What are you doing with your feelings?
Chances are, not enough!
We’re all trained by our culture and family of origin to become “thinking” and “doing” machines and to forget about our feelings as much as possible.
It starts early. As young children, we’re told that we don’t need to feel afraid, that it’s not ok to feel angry, and to pleeeease stop crying when we feel sad. And that's before we're even asked how we're feeling!
It’s like it’s only okay to express happiness. Anything else is either not valid or cumbersome to others.
We learn to reject our painful feelings and, in the process, we reinforce the notion within ourselves and in others that only positive feelings are worth being expressed. If we do allow ourselves to express difficult feelings, we take the risk to see our feelings called invalid or getting “fixed” by others who believe it is their duty to “make us feel better.”
It’s an addiction to pleasure and a complete rejection of pain.
Painful feelings are useful
There is a reason why we feel emotions and feelings, including painful feelings. When we feel a feeling, we’re getting information about ourselves and the environment. If we don't use that emotional information, we lose the crucial insight of one of our major intelligence centers and we jeopardize our ability to take good care of ourselves and our capacity for emotional connection with others.
Feelings are indeed energy that needs to be processed wisely, then cleared from our organism. Repressed feelings fester in our bodies until they become extra weight, physical pain and illnesses, and/or linger in our minds to turn into resentment, chronic anxiety and/or depression. Unconscious rejection of painful feelings is also what leads to all kinds of physical and behavioral addictions.
The way we connect
When we are not aware of our feelings and the feelings of others, the first interpersonal skill that becomes compromised is our communication. Authentic and effective communication is more about taking into account and addressing underlying feelings than understanding and eloquently expressing pure facts. Not taking the emotional dimension into account when communicating affects our relationships with our intimate partner, as well as with people to whom we are less close.
Therefore, the most important inner work that we can do for our self-care and relationship care is reclaiming our ability to be present to each of our feelings.
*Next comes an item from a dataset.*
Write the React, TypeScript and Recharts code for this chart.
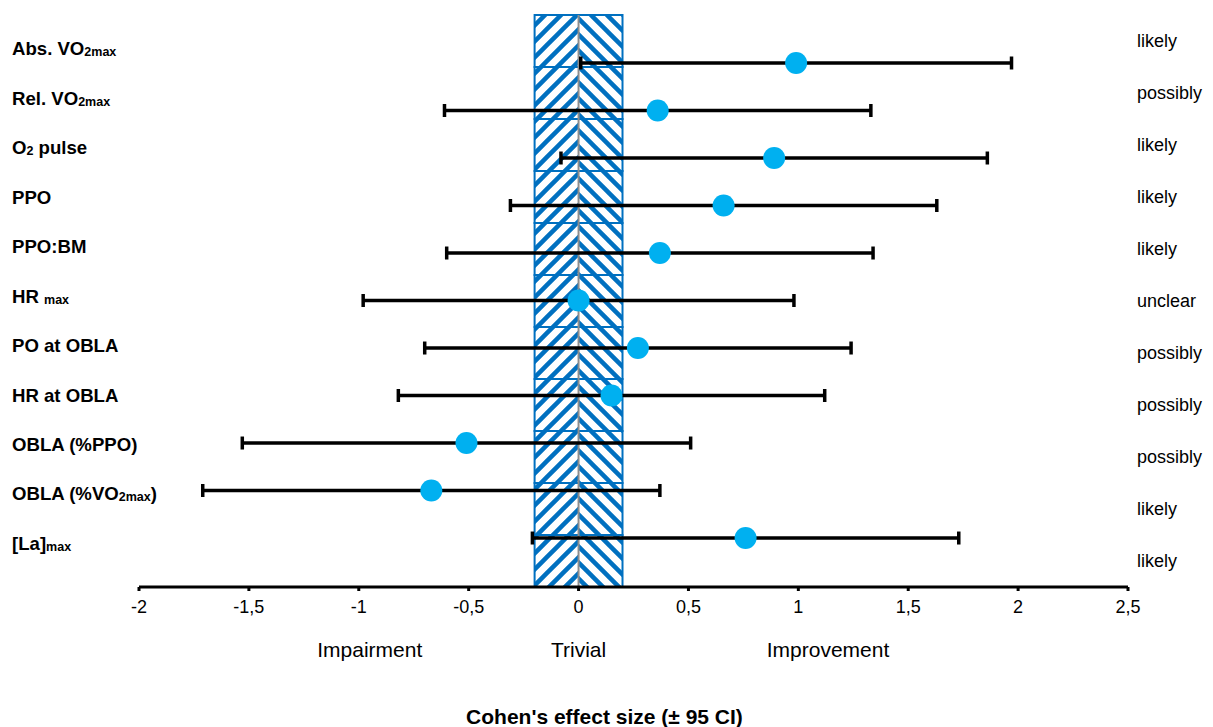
import React from 'react';
import {
    ScatterChart,
    Scatter,
    ErrorBar,
    XAxis,
    YAxis,
    ReferenceArea,
    ReferenceLine,
    Label,
} from 'recharts';

// outcome names; text inside _{...} is drawn as subscript
const outcomes = [
    'Abs. VO_{2max}',
    'Rel. VO_{2max}',
    'O_{2} pulse',
    'PPO',
    'PPO:BM',
    'HR _{max}',
    'PO at OBLA',
    'HR at OBLA',
    'OBLA (%PPO)',
    'OBLA (%VO_{2max})',
    '[La]_{max}',
];
const effectSizes = [0.99, 0.36, 0.89, 0.66, 0.37, 0.0, 0.27, 0.15, -0.51, -0.67, 0.76];
const ci95 = [0.98, 0.97, 0.97, 0.97, 0.97, 0.98, 0.97, 0.97, 1.02, 1.04, 0.97];
const inferences = ['likely', 'possibly', 'likely', 'likely', 'likely', 'unclear', 'possibly', 'possibly', 'possibly', 'likely', 'likely'];

const xTicks = [-2, -1.5, -1, -0.5, 0, 0.5, 1, 1.5, 2, 2.5];
const trivialBand = [-0.2, 0.2];
const zoneNames = ['Impairment', 'Trivial', 'Improvement'];
const zoneCentres = [-0.95, 0, 1.135];

const rows = outcomes.map((_, i) => i);
const points = effectSizes.map((d, i) => ({ d, row: i, ci: ci95[i] }));
// invisible anchors so the label-only axes get a domain
const anchors = rows.map((r) => ({ d: zoneCentres[r % zoneCentres.length], row: r }));

const FONT = '"Liberation Sans", Arial, sans-serif';
const BLUE = '#0070c0';
const DOT = '#00b0f0';

const NameTick = (props: any) => {
    const parts = outcomes[props.payload.value].split(/_\{|\}/);
    return (
        <text x={12} y={props.y} dominantBaseline="central" fontFamily={FONT} fontWeight="bold" fontSize={18.6} fill="#000" style={{ whiteSpace: 'pre' }}>
            {parts.map((p, i) =>
                i % 2 ? (
                    <tspan key={i} fontSize={12.5} dy={4}>{p}</tspan>
                ) : (
                    <tspan key={i} dy={i ? -4 : 0}>{p}</tspan>
                )
            )}
        </text>
    );
};

const InferenceTick = (props: any) => (
    <text x={1137} y={props.y} dominantBaseline="central" fontFamily={FONT} fontSize={18} fill="#000">
        {inferences[props.payload.value]}
    </text>
);

const ZoneTick = (props: any) => (
    <text x={props.x} y={props.y + 14} textAnchor="middle" dominantBaseline="central" fontFamily={FONT} fontSize={21} fill="#000">
        {zoneNames[zoneCentres.indexOf(props.payload.value)]}
    </text>
);

const Dot = (props: any) => <circle cx={props.cx} cy={props.cy} r={11} fill={DOT} />;
const Nothing = () => <g />;

export default function App() {
    return (
        <div style={{ position: 'absolute', left: 0, top: 0, background: '#fff' }}>
            <ScatterChart width={1213} height={727} margin={{ top: 15, right: 84, bottom: 50, left: 138 }}>
                <defs>
                    <pattern id="chevL" patternUnits="userSpaceOnUse" width={16} height={16}>
                        <path d="M0,16 L16,0 M-4,4 L4,-4 M12,20 L20,12" stroke={BLUE} strokeWidth={4.5} />
                    </pattern>
                    <pattern id="chevR" patternUnits="userSpaceOnUse" width={16} height={16}>
                        <path d="M0,0 L16,16 M-4,12 L4,20 M12,-4 L20,4" stroke={BLUE} strokeWidth={4.5} />
                    </pattern>
                </defs>
                <XAxis
                    type="number"
                    dataKey="d"
                    domain={[-2, 2.5]}
                    ticks={xTicks}
                    allowDataOverflow
                    height={40}
                    stroke="#000"
                    axisLine={{ strokeWidth: 3 }}
                    tickLine={{ strokeWidth: 3 }}
                    tickSize={4}
                    tickMargin={9}
                    tick={{ fill: '#000', fontSize: 18, fontFamily: FONT }}
                    tickFormatter={(v: number) => String(v).replace('.', ',')}
                />
                <XAxis
                    xAxisId="zones"
                    type="number"
                    dataKey="d"
                    domain={[-2, 2.5]}
                    ticks={zoneCentres}
                    allowDataOverflow
                    interval={0}
                    height={50}
                    axisLine={false}
                    tickLine={false}
                    tick={<ZoneTick />}
                >
                    <Label
                        content={(p: any) => (
                            <text
                                x={p.viewBox.x + p.viewBox.width / 2 - 29}
                                y={716}
                                textAnchor="middle"
                                dominantBaseline="central"
                                fontFamily={FONT}
                                fontWeight="bold"
                                fontSize={21}
                                fill="#000"
                            >
                                Cohen's effect size (± 95 CI)
                            </text>
                        )}
                    />
                </XAxis>
                <YAxis yAxisId="pts" type="number" dataKey="row" domain={[-1.0105, 11.031]} reversed allowDataOverflow hide width={0} />
                <YAxis
                    yAxisId="names"
                    type="number"
                    dataKey="row"
                    domain={[-0.667, 10.889]}
                    ticks={rows}
                    reversed
                    allowDataOverflow
                    width={1}
                    axisLine={false}
                    tickLine={false}
                    tick={<NameTick />}
                    interval={0}
                />
                <YAxis
                    yAxisId="cells"
                    orientation="right"
                    type="number"
                    dataKey="row"
                    domain={[-0.5, 10.5]}
                    ticks={rows}
                    reversed
                    allowDataOverflow
                    width={1}
                    axisLine={false}
                    tickLine={false}
                    tick={<InferenceTick />}
                    interval={0}
                />

                {/* trivial band, hatched in a chevron pattern, one cell per outcome */}
                <ReferenceArea yAxisId="cells" x1={trivialBand[0]} x2={0} y1={-0.5} y2={10.5} fill="url(#chevL)" fillOpacity={1} stroke="none" />
                <ReferenceArea yAxisId="cells" x1={0} x2={trivialBand[1]} y1={-0.5} y2={10.5} fill="url(#chevR)" fillOpacity={1} stroke="none" />
                {rows.map((r) => (
                    <ReferenceArea
                        key={r}
                        yAxisId="cells"
                        x1={trivialBand[0]}
                        x2={trivialBand[1]}
                        y1={r - 0.5}
                        y2={r + 0.5}
                        fill="none"
                        stroke={BLUE}
                        strokeWidth={2}
                    />
                ))}
                <ReferenceLine yAxisId="cells" x={0} stroke="#8c8c8c" strokeWidth={2} />

                <Scatter xAxisId="zones" yAxisId="names" data={anchors} shape={<Nothing />} isAnimationActive={false} />
                <Scatter xAxisId="zones" yAxisId="cells" data={anchors} shape={<Nothing />} isAnimationActive={false} />
                <Scatter yAxisId="pts" data={points} shape={<Dot />} isAnimationActive={false}>
                    <ErrorBar dataKey="ci" direction="x" width={6.5} strokeWidth={3.5} stroke="#000" isAnimationActive={false} />
                </Scatter>
            </ScatterChart>
        </div>
    );
}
It’s about becoming aware in real time of what we are feeling, deepening our understanding of what triggers our feelings, learning how to express our feelings authentically and respectfully, and finally clearing the energy of our feelings out of our organism to make room for fresh, new feeling experiences.
- How do I relate to my inner world of emotions and feelings?
- Do I allow myself to feel fully or do I tend to distract myself from feeling?
- What feelings am I most willing to express? What feelings do I tend to ignore or resist?
- How do I process my feelings? What could help me become more intentional in processing my feelings?
- Who can listen to me expressing my feelings without trying to change them?